So I stretched my body because I needed to stretch my heart, but it wouldn't give. It wouldn't fucking give, so I had to to ask yoga. I hit my mat and wished for deliverance. I wished for the sweet release of breath and movement and prayed my stingy heart would take note. Move blood, move bones, move breath, move body. Come on heart- open, receive, feel more than just the numbness.
Is that you fear? Old friend, heavy hitter, most likely to succeed? Did you invite doubt, hate and anxiety too? Is it a dinner party now in which you serve up painful memories and unhealed wounds? What is for dessert? Distrust topped with self loathing and hostility? Thought so. So what? What now?
I breathe. I let you in. I welcome you like a good hostess, dressed in my very best. I have been drinking wine. I have been praying. I have been trying. You show up and I act like the good little girl, the dutiful wife, the committed concubine I am. I let you in.

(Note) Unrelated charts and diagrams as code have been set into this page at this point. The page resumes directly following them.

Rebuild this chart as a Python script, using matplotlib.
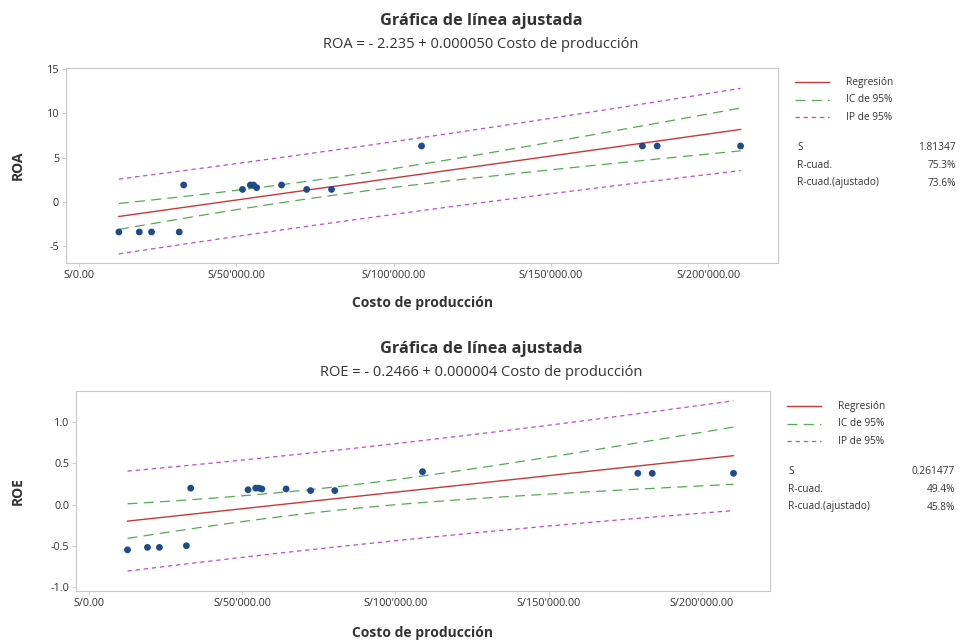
import numpy as np
import matplotlib
matplotlib.use("Agg")
import matplotlib.pyplot as plt
from matplotlib.ticker import FuncFormatter
from matplotlib.lines import Line2D

plt.rcParams['font.family'] = ['Open Sans', 'DejaVu Sans']
plt.rcParams['axes.unicode_minus'] = False

# ---- data ----
costo = [12700, 19200, 23100, 31900, 33300, 52000, 54500, 55500, 56500,
         64400, 72400, 80300, 108900, 179100, 183800, 210300]
roa = [-3.4, -3.4, -3.4, -3.4, 1.9, 1.4, 1.9, 1.9, 1.6,
       1.9, 1.4, 1.4, 6.3, 6.3, 6.3, 6.3]
roe = [-0.55, -0.52, -0.52, -0.50, 0.20, 0.18, 0.20, 0.20, 0.19,
       0.19, 0.17, 0.17, 0.40, 0.38, 0.38, 0.38]

x_ticks = [0, 50000, 100000, 150000, 200000]
roa_ticks = [-5, 0, 5, 10, 15]
roe_ticks = [-1.0, -0.5, 0.0, 0.5, 1.0]

titulo = "Gráfica de línea ajustada"
sub_roa = "ROA = - 2.235 + 0.000050 Costo de producción"
sub_roe = "ROE = - 0.2466 + 0.000004 Costo de producción"
xlabel = "Costo de producción"
leg_labels = ["Regresión", "IC de 95%", "IP de 95%"]
stats_names = ["S", "R-cuad.", "R-cuad.(ajustado)"]
stats_roa = ["1.81347", "75.3%", "73.6%"]
stats_roe = ["0.261477", "49.4%", "45.8%"]

T975 = 2.1448  # t(0.975, df=14)

C_REG = "#c43a3a"
C_CI = "#58a858"
C_PI = "#c04fc0"
C_PT = "#1f4a8c"
C_TXT = "#333333"
C_SP = "#c8c8c8"


def fmt_x(v, pos):
    s = f"{v:,.2f}".replace(",", "'")
    return "S/" + s


def fit_bands(x, y):
    x = np.asarray(x, float)
    y = np.asarray(y, float)
    n = len(x)
    b1, b0 = np.polyfit(x, y, 1)
    res = y - (b0 + b1 * x)
    s = np.sqrt(np.sum(res ** 2) / (n - 2))
    xm = x.mean()
    sxx = np.sum((x - xm) ** 2)
    g = np.linspace(x.min(), x.max(), 200)
    yh = b0 + b1 * g
    se_ci = s * np.sqrt(1 / n + (g - xm) ** 2 / sxx)
    se_pi = s * np.sqrt(1 + 1 / n + (g - xm) ** 2 / sxx)
    return g, yh, T975 * se_ci, T975 * se_pi


fig = plt.figure(figsize=(9.61, 6.41), dpi=100)
W, H = 961, 641


def panel(rect, y, yticks, ylim, ylab, sub, stats, title_y, sub_y, xl_y, ylab_x,
          leg_x0, leg_y0, stat_x0, stat_x1, stat_y0):
    l, t, r, b = rect
    ax = fig.add_axes([l / W, 1 - b / H, (r - l) / W, (b - t) / H])
    g, yh, ci, pi = fit_bands(costo, y)
    ax.plot(g, yh, color=C_REG, lw=1.0)
    ax.plot(g, yh + ci, color=C_CI, lw=0.9, dashes=(8, 5))
    ax.plot(g, yh - ci, color=C_CI, lw=0.9, dashes=(8, 5))
    ax.plot(g, yh + pi, color=C_PI, lw=0.9, dashes=(3.5, 3))
    ax.plot(g, yh - pi, color=C_PI, lw=0.9, dashes=(3.5, 3))
    ax.scatter(costo, y, s=24, color=C_PT, zorder=5, edgecolors='none')
    ax.set_xlim(-4100, 222200)
    ax.set_ylim(*ylim)
    ax.set_xticks(x_ticks)
    ax.set_yticks(yticks)
    ax.xaxis.set_major_formatter(FuncFormatter(fmt_x))
    if isinstance(yticks[0], float):
        ax.yaxis.set_major_formatter(FuncFormatter(lambda v, p: f"{v:.1f}"))
    ax.tick_params(labelsize=7.8, length=3, width=0.6, direction='out',
                   color=C_SP, labelcolor=C_TXT, pad=2)
    for sp in ax.spines.values():
        sp.set_color(C_SP)
        sp.set_linewidth(0.8)
    cx = (l + r) / 2
    fig.text(481 / W, 1 - title_y / H, titulo, ha='center', va='center',
             fontsize=11.8, fontweight='bold', color=C_TXT)
    fig.text(481 / W, 1 - sub_y / H, sub, ha='center', va='center',
             fontsize=10.5, color=C_TXT)
    fig.text(cx / W, 1 - xl_y / H, xlabel, ha='center', va='center',
             fontsize=10, fontweight='bold', color=C_TXT)
    fig.text(ylab_x / W, 1 - ((t + b) / 2) / H, ylab, ha='center', va='center',
             rotation=90, fontsize=10, fontweight='bold', color=C_TXT)
    # legend
    styles = [dict(color=C_REG, lw=1.0),
              dict(color=C_CI, lw=0.9, dashes=(8, 5)),
              dict(color=C_PI, lw=0.9, dashes=(3.5, 3))]
    for i, (lab, st) in enumerate(zip(leg_labels, styles)):
        yy = 1 - (leg_y0 + i * 17.5) / H
        ln = Line2D([leg_x0 / W, (leg_x0 + 34) / W], [yy, yy],
                    transform=fig.transFigure, **st)
        fig.add_artist(ln)
        fig.text((leg_x0 + 51) / W, yy, lab, ha='left', va='center',
                 fontsize=7.3, color=C_TXT)
    for i, (nm, val) in enumerate(zip(stats_names, stats)):
        yy = 1 - (stat_y0 + i * 18) / H
        fig.text(stat_x0 / W, yy, nm, ha='left', va='center', fontsize=7.3, color=C_TXT)
        fig.text(stat_x1 / W, yy, val, ha='right', va='center', fontsize=7.3, color=C_TXT)
    return ax


panel((66, 68, 778, 263), roa, roa_ticks, (-6.9, 15.1), "ROA", sub_roa, stats_roa,
      title_y=21, sub_y=44, xl_y=303, ylab_x=18,
      leg_x0=795, leg_y0=82, stat_x0=797, stat_x1=956, stat_y0=147)
panel((76, 391, 770, 591), roe, roe_ticks, (-1.05, 1.38), "ROE", sub_roe, stats_roe,
      title_y=349, sub_y=372, xl_y=633, ylab_x=18,
      leg_x0=787, leg_y0=406, stat_x0=788, stat_x1=955, stat_y0=471)

fig.savefig("out.png", dpi=100, facecolor='white')
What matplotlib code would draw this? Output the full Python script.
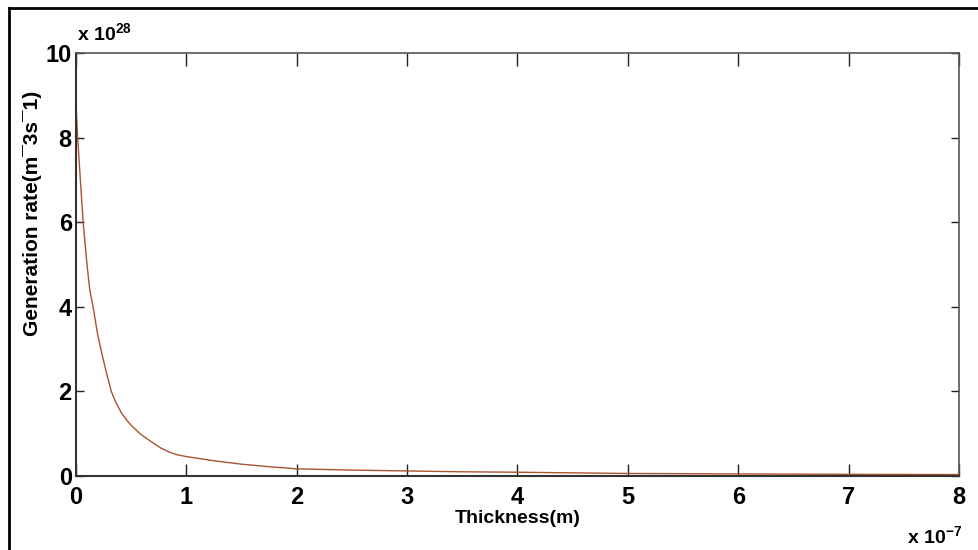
import matplotlib
matplotlib.use('Agg')
import matplotlib.pyplot as plt
from matplotlib.lines import Line2D

# thickness in units of 1e-7 m, generation rate in units of 1e28 m^-3 s^-1
thickness = [0.0, 0.015, 0.04, 0.065, 0.1, 0.125, 0.155, 0.18, 0.2, 0.23,
             0.27, 0.32, 0.36, 0.41, 0.46, 0.5, 0.58, 0.65, 0.7, 0.77, 0.85,
             0.92, 1.0, 1.25, 1.5, 1.75, 2.0, 2.5, 3.0, 3.5, 4.0, 5.0, 6.0,
             7.0, 8.0]
gen_rate = [8.8, 8.0, 7.0, 6.0, 5.0, 4.4, 4.0, 3.6, 3.3, 2.95,
            2.5, 2.0, 1.75, 1.5, 1.32, 1.2, 1.0, 0.87, 0.78, 0.66, 0.56,
            0.5, 0.46, 0.36, 0.28, 0.22, 0.17, 0.14, 0.12, 0.10, 0.09, 0.06,
            0.05, 0.04, 0.035]

xticks = [0, 1, 2, 3, 4, 5, 6, 7, 8]
yticks = [0, 2, 4, 6, 8, 10]

narrow = ['Liberation Sans Narrow', 'Liberation Sans', 'DejaVu Sans']
wide = ['Liberation Sans', 'DejaVu Sans']


def main():
    fig = plt.figure(figsize=(9.79, 5.5), dpi=100)
    ax = fig.add_axes([0.0776, 0.1345, 0.902, 0.769])

    ax.plot(thickness, gen_rate, color='#a9542e', linewidth=1.0)

    ax.set_xlim(0, 8)
    ax.set_ylim(0, 10)
    ax.set_xticks(xticks)
    ax.set_yticks(yticks)
    ax.set_xticklabels([str(t) for t in xticks], family=narrow,
                       fontweight='bold', fontsize=17)
    ax.set_yticklabels([str(t) for t in yticks], family=narrow,
                       fontweight='bold', fontsize=17)
    ax.tick_params(axis='x', direction='in', length=9, width=1,
                   top=True, pad=7, colors='#222222', labelcolor='black')
    ax.tick_params(axis='y', direction='in', length=6, width=1,
                   right=True, pad=3, colors='#222222', labelcolor='black')
    for side in ['left', 'bottom']:
        ax.spines[side].set_color('#333333')
        ax.spines[side].set_linewidth(1.5)
    for side in ['top', 'right']:
        ax.spines[side].set_color('#555555')
        ax.spines[side].set_linewidth(1.2)

    ax.set_xlabel('Thickness(m)', family=narrow, fontweight='bold',
                  fontsize=14, labelpad=1)
    fig.text(0.033, 0.612, 'Generation rate(m\u00af3s\u00af1)', family=wide,
             fontweight='bold', fontsize=15, rotation=90,
             ha='center', va='center')

    # offset multipliers as drawn in the original
    fig.text(0.0785, 0.918, r'x 10$^{\mathregular{28}}$', family=narrow,
             fontweight='bold', fontsize=14, ha='left', va='bottom')
    fig.text(0.926, 0.004, r'x 10$^{\mathregular{-7}}$', family=narrow,
             fontweight='bold', fontsize=14, ha='left', va='bottom')

    # image border (left and top)
    fig.add_artist(Line2D([0.0095, 0.0095], [0.0, 0.986],
                          transform=fig.transFigure, color='black', lw=2))
    fig.add_artist(Line2D([0.0095, 1.0], [0.986, 0.986],
                          transform=fig.transFigure, color='black', lw=2))

    fig.savefig('out.png', dpi=100)


if __name__ == '__main__':
    main()
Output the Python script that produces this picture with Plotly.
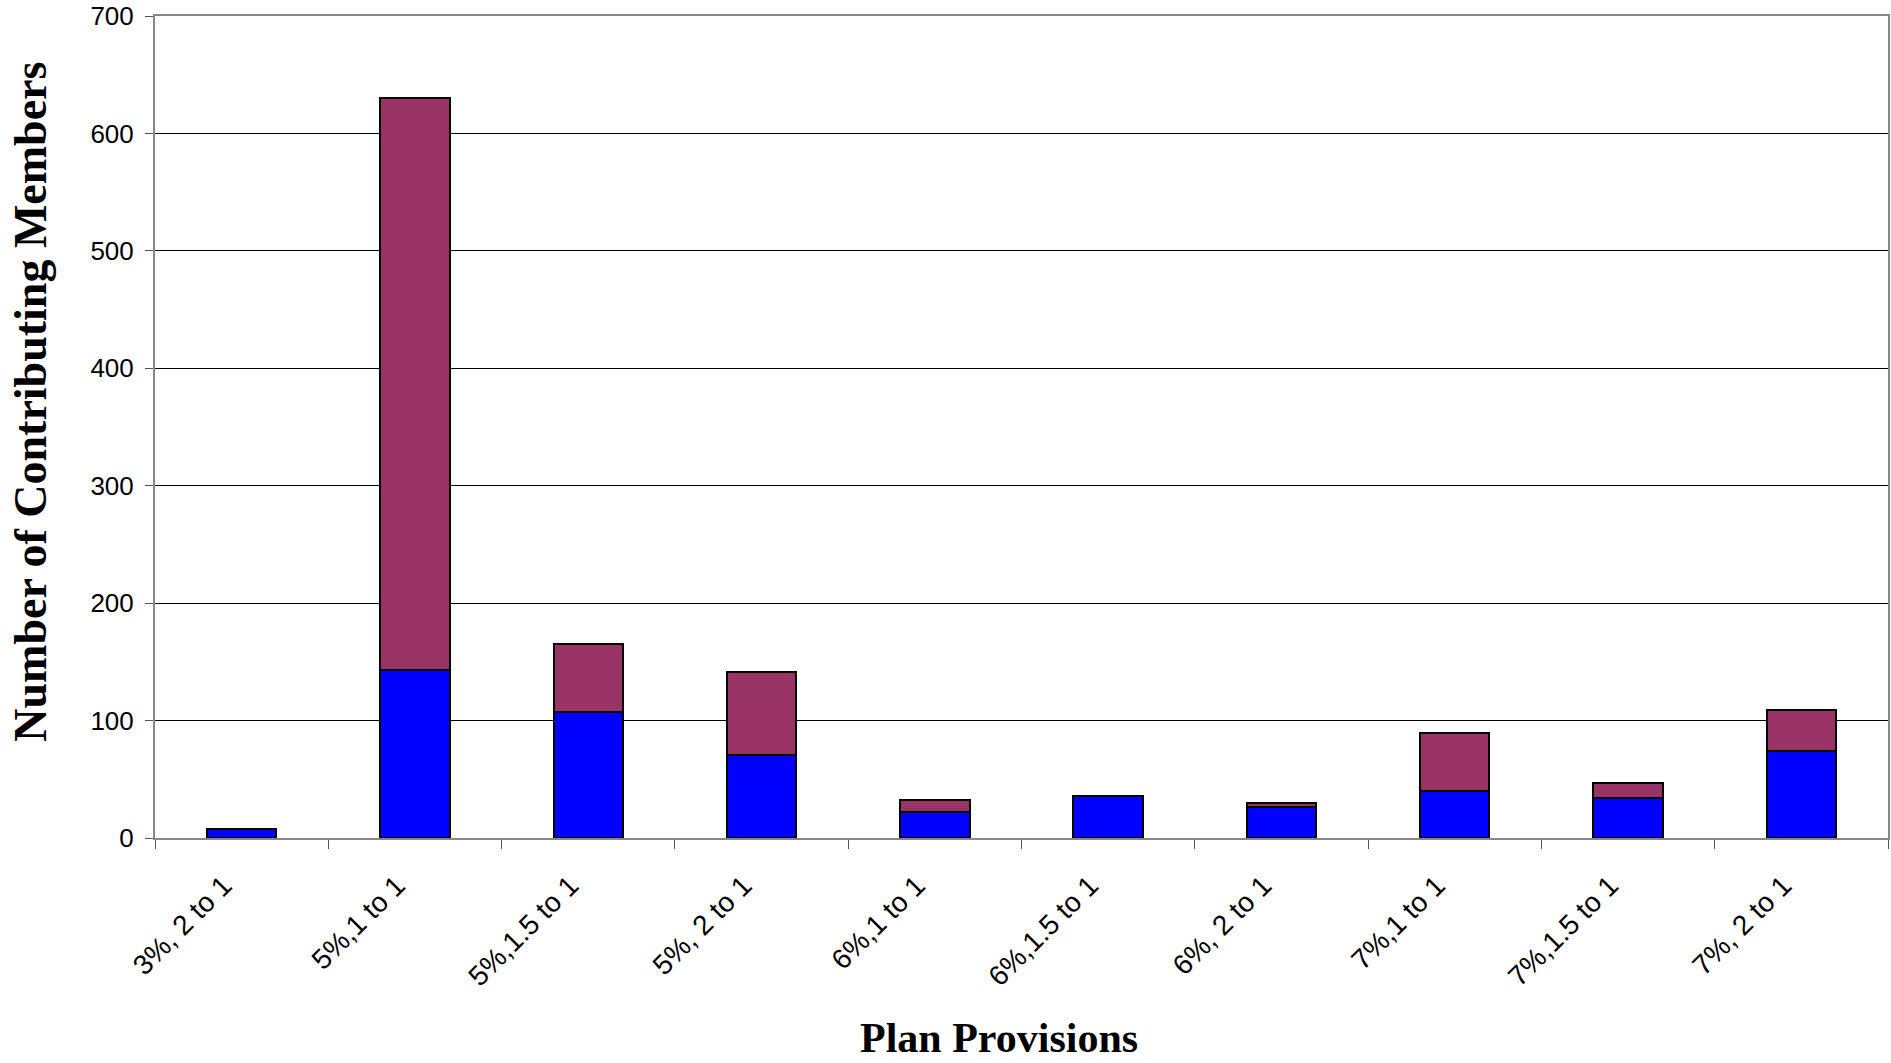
import plotly.graph_objects as go

# Plan provisions (employer match rate, match ratio)
categories = ["3%, 2 to 1", "5%,1 to 1", "5%,1.5 to 1", "5%, 2 to 1", "6%,1 to 1",
              "6%,1.5 to 1", "6%, 2 to 1", "7%,1 to 1", "7%,1.5 to 1", "7%, 2 to 1"]
lower_segment = [8, 143, 107, 71, 22, 36, 26, 40, 34, 74]
upper_segment = [0, 487, 58, 70, 10, 0, 4, 49, 13, 35]
y_ticks = [0, 100, 200, 300, 400, 500, 600, 700]

fig = go.Figure()
fig.add_trace(go.Bar(x=categories, y=lower_segment, marker=dict(color="#0000FF", line=dict(color="black", width=2))))
fig.add_trace(go.Bar(x=categories, y=upper_segment, marker=dict(color="#993366", line=dict(color="black", width=2))))

tick_font = dict(family="Liberation Sans, Arial", size=26, color="black")
title_font = "Liberation Serif, Times New Roman"

fig.update_layout(
    barmode="stack",
    bargap=0.6,
    showlegend=False,
    width=1891, height=1063,
    margin=dict(l=155, r=1, t=15, b=225),
    plot_bgcolor="white", paper_bgcolor="white",
    xaxis=dict(
        type="category", tickangle=-45, tickfont=dict(tick_font, size=28),
        tickson="boundaries", ticks="outside", ticklen=9, tickcolor="#555",
        ticklabelstandoff=18, ticklabelshift=-18,
        showline=True, linecolor="#888", linewidth=2, mirror=True,
        showgrid=False,
    ),
    yaxis=dict(
        range=[0, 700], tickvals=y_ticks, tickfont=tick_font,
        ticks="outside", ticklen=8, tickcolor="#555", ticklabelstandoff=6,
        showline=True, linecolor="#888", linewidth=2, mirror=True,
        showgrid=True, gridcolor="black", gridwidth=1, zeroline=False,
    ),
    annotations=[
        dict(text="<b>Number of Contributing Members</b>", xref="paper", yref="paper",
             x=-0.072, y=0.531, xanchor="center", yanchor="middle", textangle=-90,
             showarrow=False, font=dict(family=title_font, size=46, color="black")),
        dict(text="<b>Plan Provisions</b>", xref="paper", yref="paper",
             x=0.487, y=-0.243, xanchor="center", yanchor="middle",
             showarrow=False, font=dict(family=title_font, size=42, color="black")),
    ],
)

fig.write_html("out.html")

We sway and for the first time, I lead. I direct the movement. I breathe in and I breath out and you disappear. I am left empty but not gutted. Alone but not lonely. You leave and I am a soloist. My heart murmurs softly from within, "thank you." The sweet liberation from it's captor. Just an illusion, yet a very real threat. My heart emerges and fills me with song. Together we dance. Free. Has it not always been the point? Liberation through movement. Yoga was that you?